Riviere, & après lui de grands praticiens, recommandent la saignée faite à petite dose : ce remede est fort contredit par le grand nombre des praticiens ; & d’ailleurs il a eu souvent de mauvais succès ; on a vu des malades périr dans la saignée. Cependant on peut dire que la saignée indiquée par une roideur, une force, & une grandeur dans le pouls, par une chaleur & une soif extraordinaire, & par les autres si-

gnes inflammatoires, sera faite très-sagement, & alors

pour en éviter les inconvéniens qui sont d’augmenter l’abattement, on auroit soin de la modérer, d’en arrêter ou empêcher les mauvais effets. On saignera peu à la fois, & on réiterera la saignée tout au plus une fois ; on la soutiendra par des cordiaux.

Les praticiens célebres conseillent la purgation ; ce qui est encore fort contesté : d’abord il répugne de purger dans l’abattement & dans la foiblesse ; d’ailleurs les bubons & les charbons marquent que le venin cherche à sortir, & le public pense que les saignées & les purgatifs les font rentrer. Nous observerons seulement sans décider ces questions, que la pourriture des premieres voies, aide les progrès de la peste ; & qu’ainsi les purgatifs en la nettoyant seront un grand bien, & préviendront les ravages qu’elle attire ; ils emporteront les aigreurs des premieres voies, & par-là la pestilence fera moins d’effet.
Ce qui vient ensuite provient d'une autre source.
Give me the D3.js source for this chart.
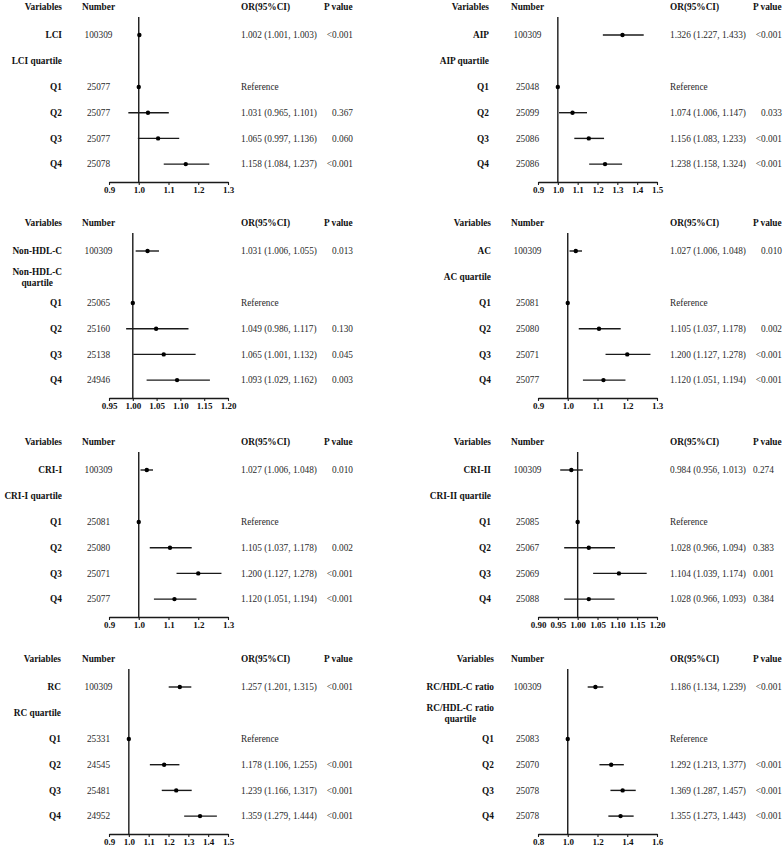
<!DOCTYPE html>
<html>
<head>
<meta charset="utf-8">
<script src="https://cdn.jsdelivr.net/npm/d3@7"></script>
<style>
  html, body { margin: 0; padding: 0; background: #fff; }
  svg { display: block; }
  text { font-family: "Liberation Serif", "Times New Roman", serif; }
</style>
</head>
<body>
<svg id="chart" width="784" height="850"></svg>
<script>
// ---------------- DATA ----------------
const variables = ["LCI", "AIP", "Non-HDL-C", "AC", "CRI-I", "CRI-II", "RC", "RC/HDL-C ratio"];
const quartileLabels = [
  ["LCI quartile"], ["AIP quartile"], ["Non-HDL-C", "quartile"], ["AC quartile"],
  ["CRI-I quartile"], ["CRI-II quartile"], ["RC quartile"], ["RC/HDL-C ratio", "quartile"]
];
const quartileNames = ["Q1", "Q2", "Q3", "Q4"];

// overall (continuous) rows
const overallN  = [100309, 100309, 100309, 100309, 100309, 100309, 100309, 100309];
const overallOR = [1.002, 1.326, 1.031, 1.027, 1.027, 0.984, 1.257, 1.186];
const overallLo = [1.001, 1.227, 1.006, 1.006, 1.006, 0.956, 1.201, 1.134];
const overallHi = [1.003, 1.433, 1.055, 1.048, 1.048, 1.013, 1.315, 1.239];
const overallP  = ["<0.001", "<0.001", "0.013", "0.010", "0.010", "0.274", "<0.001", "<0.001"];

// quartile rows (Q1 is reference)
const quartileN = [
  [25077, 25077, 25077, 25078],
  [25048, 25099, 25086, 25086],
  [25065, 25160, 25138, 24946],
  [25081, 25080, 25071, 25077],
  [25081, 25080, 25071, 25077],
  [25085, 25067, 25069, 25088],
  [25331, 24545, 25481, 24952],
  [25083, 25070, 25078, 25078]
];
const quartileOR = [
  [1, 1.031, 1.065, 1.158],
  [1, 1.074, 1.156, 1.238],
  [1, 1.049, 1.065, 1.093],
  [1, 1.105, 1.200, 1.120],
  [1, 1.105, 1.200, 1.120],
  [1, 1.028, 1.104, 1.028],
  [1, 1.178, 1.239, 1.359],
  [1, 1.292, 1.369, 1.355]
];
const quartileLo = [
  [null, 0.965, 0.997, 1.084],
  [null, 1.006, 1.083, 1.158],
  [null, 0.986, 1.001, 1.029],
  [null, 1.037, 1.127, 1.051],
  [null, 1.037, 1.127, 1.051],
  [null, 0.966, 1.039, 0.966],
  [null, 1.106, 1.166, 1.279],
  [null, 1.213, 1.287, 1.273]
];
const quartileHi = [
  [null, 1.101, 1.136, 1.237],
  [null, 1.147, 1.233, 1.324],
  [null, 1.117, 1.132, 1.162],
  [null, 1.178, 1.278, 1.194],
  [null, 1.178, 1.278, 1.194],
  [null, 1.094, 1.174, 1.093],
  [null, 1.255, 1.317, 1.444],
  [null, 1.377, 1.457, 1.443]
];
const quartileP = [
  [null, "0.367", "0.060", "<0.001"],
  [null, "0.033", "<0.001", "<0.001"],
  [null, "0.130", "0.045", "0.003"],
  [null, "0.002", "<0.001", "<0.001"],
  [null, "0.002", "<0.001", "<0.001"],
  [null, "0.383", "0.001", "0.384"],
  [null, "<0.001", "<0.001", "<0.001"],
  [null, "<0.001", "<0.001", "<0.001"]
];

// axis domains and tick labels
const axisDomains = [[0.9, 1.3], [0.9, 1.5], [0.95, 1.20], [0.9, 1.3], [0.9, 1.3], [0.90, 1.20], [0.9, 1.5], [0.8, 1.6]];
const tickValues = [
  [0.9, 1.0, 1.1, 1.2, 1.3],
  [0.9, 1.0, 1.1, 1.2, 1.3, 1.4, 1.5],
  [0.95, 1.00, 1.05, 1.10, 1.15, 1.20],
  [0.9, 1.0, 1.1, 1.2, 1.3],
  [0.9, 1.0, 1.1, 1.2, 1.3],
  [0.90, 0.95, 1.00, 1.05, 1.10, 1.15, 1.20],
  [0.9, 1.0, 1.1, 1.2, 1.3, 1.4, 1.5],
  [0.8, 1.0, 1.2, 1.4, 1.6]
];
const tickFormats = [".1f", ".1f", ".2f", ".1f", ".1f", ".2f", ".1f", ".1f"];
const headers = ["Variables", "Number", "OR(95%CI)", "P value"];

// ---------------- LAYOUT ----------------
const panelCols = [0, 429];
const panelRows = [0, 216, 435, 652];
const labelRight = [62, 60, 62, 62, 62, 62, 61, 65];
const pAnchorStart = [false, false, false, false, false, true, false, false];
const L = {
  numX: 98.5, orX: 241, pRight: 353, pLeft: 324,
  x0: 109, x1: 228,
  headerY: 7, row1Y: 35, quartY: 61, q1Y: 87, qStep: 25.7,
  axisY: 182, refTop: 17
};
const FS = 9.3;
const valueColor = "#2a2a2a";
const lineColor = "#1a1a1a";

const svg = d3.select("#chart");
const fmt3 = d3.format(".3f");

variables.forEach((v, i) => {
  const g = svg.append("g")
    .attr("transform", `translate(${panelCols[i % 2]},${panelRows[Math.floor(i / 2)]})`);
  const lx = labelRight[i];

  // headers
  const hdr = g.append("g").attr("font-weight", "bold").attr("font-size", FS).attr("fill", "#111");
  hdr.append("text").attr("x", lx).attr("y", L.headerY).attr("dy", "0.35em").attr("text-anchor", "end").text(headers[0]);
  hdr.append("text").attr("x", L.numX).attr("y", L.headerY).attr("dy", "0.35em").attr("text-anchor", "middle").text(headers[1]);
  hdr.append("text").attr("x", L.orX).attr("y", L.headerY).attr("dy", "0.35em").attr("text-anchor", "start").text(headers[2]);
  hdr.append("text").attr("x", L.pLeft).attr("y", L.headerY).attr("dy", "0.35em").attr("text-anchor", "start").text(headers[3]);

  // scales
  const x = d3.scaleLinear().domain(axisDomains[i]).range([L.x0, L.x1]);
  const yQ = d3.scalePoint().domain(quartileNames).range([L.q1Y, L.q1Y + 3 * L.qStep]);

  // row data
  const rows = [{
    label: v, n: overallN[i], or: overallOR[i], lo: overallLo[i], hi: overallHi[i], p: overallP[i], y: L.row1Y
  }];
  quartileNames.forEach((q, k) => rows.push({
    label: q, n: quartileN[i][k], or: quartileOR[i][k], lo: quartileLo[i][k], hi: quartileHi[i][k],
    p: quartileP[i][k], y: yQ(q)
  }));

  // reference line at OR = 1
  g.append("line")
    .attr("x1", x(1)).attr("x2", x(1))
    .attr("y1", L.refTop).attr("y2", L.axisY)
    .attr("stroke", lineColor).attr("stroke-width", 1.4);

  // axis
  const axis = d3.axisBottom(x).tickValues(tickValues[i]).tickFormat(d3.format(tickFormats[i]))
    .tickSizeOuter(0).tickSizeInner(3).tickPadding(1.5);
  const ag = g.append("g").attr("transform", `translate(0,${L.axisY})`).call(axis);
  ag.select(".domain").attr("stroke", lineColor).attr("stroke-width", 1.3);
  ag.selectAll(".tick line").attr("stroke", lineColor).attr("stroke-width", 1.1);
  ag.selectAll(".tick text")
    .attr("font-family", '"Liberation Serif", "Times New Roman", serif')
    .attr("font-size", 9).attr("font-weight", "bold").attr("fill", "#111");

  // row labels
  g.selectAll("text.lab").data(rows).enter().append("text")
    .attr("class", "lab")
    .attr("x", lx).attr("y", d => d.y).attr("dy", "0.35em")
    .attr("text-anchor", "end").attr("font-weight", "bold").attr("font-size", FS).attr("fill", "#111")
    .text(d => d.label);

  // quartile group label (1 or 2 lines, centered block right-aligned)
  const qLines = quartileLabels[i];
  if (qLines.length === 1) {
    g.append("text").attr("x", lx).attr("y", L.quartY).attr("dy", "0.35em")
      .attr("text-anchor", "end").attr("font-weight", "bold").attr("font-size", FS).attr("fill", "#111")
      .text(qLines[0]);
  } else {
    const tmp = g.append("text").attr("font-weight", "bold").attr("font-size", FS).text(qLines[0]);
    const w = tmp.node().getComputedTextLength();
    tmp.remove();
    const cx = lx - w / 2;
    qLines.forEach((t, k) => {
      g.append("text").attr("x", cx).attr("y", L.quartY + (k - 0.5) * 11).attr("dy", "0.35em")
        .attr("text-anchor", "middle").attr("font-weight", "bold").attr("font-size", FS).attr("fill", "#111")
        .text(t);
    });
  }

  // numbers
  g.selectAll("text.num").data(rows).enter().append("text")
    .attr("class", "num")
    .attr("x", L.numX).attr("y", d => d.y).attr("dy", "0.35em")
    .attr("text-anchor", "middle").attr("font-size", FS).attr("fill", valueColor)
    .text(d => d.n);

  // OR text
  g.selectAll("text.or").data(rows).enter().append("text")
    .attr("class", "or")
    .attr("x", L.orX).attr("y", d => d.y).attr("dy", "0.35em")
    .attr("text-anchor", "start").attr("font-size", FS).attr("fill", valueColor)
    .text(d => d.lo == null ? "Reference" : `${fmt3(d.or)} (${fmt3(d.lo)}, ${fmt3(d.hi)})`);

  // P values
  g.selectAll("text.p").data(rows.filter(d => d.p != null)).enter().append("text")
    .attr("class", "p")
    .attr("x", pAnchorStart[i] ? L.pLeft : L.pRight).attr("y", d => d.y).attr("dy", "0.35em")
    .attr("text-anchor", pAnchorStart[i] ? "start" : "end").attr("font-size", FS).attr("fill", valueColor)
    .text(d => d.p);

  // CI lines
  g.selectAll("line.ci").data(rows.filter(d => d.lo != null)).enter().append("line")
    .attr("class", "ci")
    .attr("x1", d => x(d.lo)).attr("x2", d => x(d.hi))
    .attr("y1", d => d.y).attr("y2", d => d.y)
    .attr("stroke", lineColor).attr("stroke-width", 1.4);

  // point estimates
  g.selectAll("circle.pt").data(rows).enter().append("circle")
    .attr("class", "pt")
    .attr("cx", d => x(d.or)).attr("cy", d => d.y).attr("r", 2.2)
    .attr("fill", "#000");
});
</script>
</body>
</html>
Mais l’effet des purgatifs étant d’abattre les forces, d’augmenter les douleurs cardialgiques, de détourner les humeurs de la circonférence au centre, que n’en doit-on pas attendre pour la rentrée des bubons, des charbons, & des exanthèmes ; ces derniers demandent l’administration des cordiaux, & l’indication des purgatifs les contre-indique : c’est au médecin sage à concilier les indications & les contre-indications dans cette fâcheuse perplexité.

Les purgatifs seront l’émétique ordinaire, l’essence émétique, les potions purgatives ordinaires. Voyez Purgatif, & Potion

Les cordiaux seront simples ou composés : les simples sont tous ceux que nous avons détaillés ci-dessus : les composés sont les confections alexitaires, les teintures, tels que la teinture d’or mêlée dans six onces d’eau de scorsonnere, le syrop de contrayerva, les pilules anti-pestilentielles, les sudorifiques antipestilentiels, les décoctions sudorifiques alexitaires. Voyez tous ces articles.

Potion cordiale contre la peste. Prenez des eaux thériacale simple, de sureau, de scabieuse, de chacune deux onces ; de confection d’alkermès, un gros ; de fiel de porc préparé, un demi-gros ; de l’essence émétique & du lilium de Paracelse, de chaque trente gouttes ; de syrop de contrayerva, trois onces.

Cette potion se donnera par cuillerée à chaque demi-heure ; on retranchera l’émétique dans les potions réitérées.

Autre potion cordiale. Prenez des eaux de chardon béni, d’angélique, de mélisse simple, & thériaque composée, de chaque une once & demie ; de teinture d’or & d’élixir de propriété, de chaque un scrupule ; de syrop d’œillet, une once & demie : faites une potion que l’on réitérera selon le besoin.

Le régime doit être humectant, doux, & légerement cordial & acide ; on peut ordonner pour boisson la limonnade avec le syrop de contrayerva, ou un autre pareil. Voyez Syrop de Contra-yerva.

Narcotiques. Nous ne pouvons nous dispenser ici de faire une observation sur les narcotiques préparés avec l’opium ou le pavot blanc ; ils sont contraires par eux-mêmes à la cause générale de la peste, qui est la coagulation du sang ; cependant il est des cas où ils peuvent être indiqués ; alors on doit en user avec toute la sagesse possible. Voyez Opium & Narcotiques.

Cela dépend de l’inspection d’un habile médecin, de même que tout le traitement de la peste.

On doit conclure de tout ce qui a été dit sur la peste, que cette maladie nous est totalement inconnue quant à ses causes & son traitement ; que la seule expérience ne nous a que trop instruit de ses funestes effets.